WHAT THE TASK REQUIRES: Restate the whole listing word for word. Pictures are left out.

## Start

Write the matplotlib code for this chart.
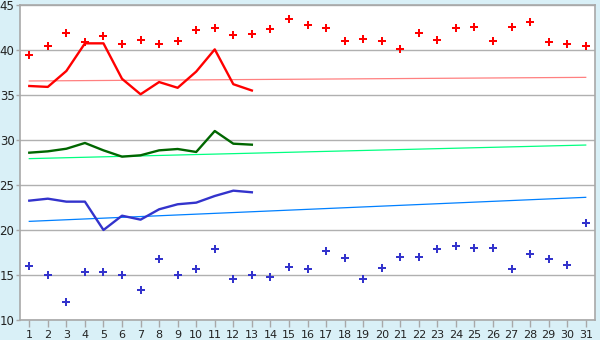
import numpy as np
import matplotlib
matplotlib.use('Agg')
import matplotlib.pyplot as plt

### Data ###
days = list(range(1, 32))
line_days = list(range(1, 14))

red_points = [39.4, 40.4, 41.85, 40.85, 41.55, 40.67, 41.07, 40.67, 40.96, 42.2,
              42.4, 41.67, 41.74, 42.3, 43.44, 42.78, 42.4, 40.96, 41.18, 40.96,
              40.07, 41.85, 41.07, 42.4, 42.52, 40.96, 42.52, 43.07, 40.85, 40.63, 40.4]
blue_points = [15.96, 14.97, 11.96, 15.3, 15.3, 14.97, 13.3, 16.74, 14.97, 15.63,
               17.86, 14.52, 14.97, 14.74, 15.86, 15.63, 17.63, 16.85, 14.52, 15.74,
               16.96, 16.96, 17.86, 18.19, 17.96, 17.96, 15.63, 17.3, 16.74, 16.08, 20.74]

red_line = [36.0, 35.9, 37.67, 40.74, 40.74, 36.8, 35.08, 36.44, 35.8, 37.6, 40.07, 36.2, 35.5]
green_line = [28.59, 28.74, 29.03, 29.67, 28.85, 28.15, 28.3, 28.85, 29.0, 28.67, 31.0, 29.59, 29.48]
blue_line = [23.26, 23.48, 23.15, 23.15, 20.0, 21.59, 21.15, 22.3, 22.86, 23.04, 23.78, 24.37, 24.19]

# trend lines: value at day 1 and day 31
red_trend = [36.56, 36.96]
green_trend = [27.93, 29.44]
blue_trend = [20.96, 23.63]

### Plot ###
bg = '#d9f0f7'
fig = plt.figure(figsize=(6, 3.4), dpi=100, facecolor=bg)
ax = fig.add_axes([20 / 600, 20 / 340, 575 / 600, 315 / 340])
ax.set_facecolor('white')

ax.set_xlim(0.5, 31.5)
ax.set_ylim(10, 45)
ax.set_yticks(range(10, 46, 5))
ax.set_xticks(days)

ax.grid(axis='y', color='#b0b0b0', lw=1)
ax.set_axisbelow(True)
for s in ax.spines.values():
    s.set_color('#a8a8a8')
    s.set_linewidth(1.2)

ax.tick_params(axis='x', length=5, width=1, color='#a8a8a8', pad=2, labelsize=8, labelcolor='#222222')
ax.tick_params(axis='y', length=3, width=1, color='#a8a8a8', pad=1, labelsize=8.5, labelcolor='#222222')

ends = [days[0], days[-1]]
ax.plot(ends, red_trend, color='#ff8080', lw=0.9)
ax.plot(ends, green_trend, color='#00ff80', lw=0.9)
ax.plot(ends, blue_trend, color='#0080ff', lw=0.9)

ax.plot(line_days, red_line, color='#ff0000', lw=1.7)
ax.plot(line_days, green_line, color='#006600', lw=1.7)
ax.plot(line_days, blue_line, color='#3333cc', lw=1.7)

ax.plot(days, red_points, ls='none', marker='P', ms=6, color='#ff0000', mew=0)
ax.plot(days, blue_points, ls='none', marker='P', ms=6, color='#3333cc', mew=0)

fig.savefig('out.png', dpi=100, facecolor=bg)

## End

TASK RESPONSE:
Write the matplotlib code for this chart.
import numpy as np
import matplotlib
matplotlib.use('Agg')
import matplotlib.pyplot as plt

### Data ###
days = list(range(1, 32))
line_days = list(range(1, 14))

red_points = [39.4, 40.4, 41.85, 40.85, 41.55, 40.67, 41.07, 40.67, 40.96, 42.2,
              42.4, 41.67, 41.74, 42.3, 43.44, 42.78, 42.4, 40.96, 41.18, 40.96,
              40.07, 41.85, 41.07, 42.4, 42.52, 40.96, 42.52, 43.07, 40.85, 40.63, 40.4]
blue_points = [15.96, 14.97, 11.96, 15.3, 15.3, 14.97, 13.3, 16.74, 14.97, 15.63,
               17.86, 14.52, 14.97, 14.74, 15.86, 15.63, 17.63, 16.85, 14.52, 15.74,
               16.96, 16.96, 17.86, 18.19, 17.96, 17.96, 15.63, 17.3, 16.74, 16.08, 20.74]

red_line = [36.0, 35.9, 37.67, 40.74, 40.74, 36.8, 35.08, 36.44, 35.8, 37.6, 40.07, 36.2, 35.5]
green_line = [28.59, 28.74, 29.03, 29.67, 28.85, 28.15, 28.3, 28.85, 29.0, 28.67, 31.0, 29.59, 29.48]
blue_line = [23.26, 23.48, 23.15, 23.15, 20.0, 21.59, 21.15, 22.3, 22.86, 23.04, 23.78, 24.37, 24.19]

# trend lines: value at day 1 and day 31
red_trend = [36.56, 36.96]
green_trend = [27.93, 29.44]
blue_trend = [20.96, 23.63]

### Plot ###
bg = '#d9f0f7'
fig = plt.figure(figsize=(6, 3.4), dpi=100, facecolor=bg)
ax = fig.add_axes([20 / 600, 20 / 340, 575 / 600, 315 / 340])
ax.set_facecolor('white')

ax.set_xlim(0.5, 31.5)
ax.set_ylim(10, 45)
ax.set_yticks(range(10, 46, 5))
ax.set_xticks(days)

ax.grid(axis='y', color='#b0b0b0', lw=1)
ax.set_axisbelow(True)
for s in ax.spines.values():
    s.set_color('#a8a8a8')
    s.set_linewidth(1.2)

ax.tick_params(axis='x', length=5, width=1, color='#a8a8a8', pad=2, labelsize=8, labelcolor='#222222')
ax.tick_params(axis='y', length=3, width=1, color='#a8a8a8', pad=1, labelsize=8.5, labelcolor='#222222')

ends = [days[0], days[-1]]
ax.plot(ends, red_trend, color='#ff8080', lw=0.9)
ax.plot(ends, green_trend, color='#00ff80', lw=0.9)
ax.plot(ends, blue_trend, color='#0080ff', lw=0.9)

ax.plot(line_days, red_line, color='#ff0000', lw=1.7)
ax.plot(line_days, green_line, color='#006600', lw=1.7)
ax.plot(line_days, blue_line, color='#3333cc', lw=1.7)

ax.plot(days, red_points, ls='none', marker='P', ms=6, color='#ff0000', mew=0)
ax.plot(days, blue_points, ls='none', marker='P', ms=6, color='#3333cc', mew=0)

fig.savefig('out.png', dpi=100, facecolor=bg)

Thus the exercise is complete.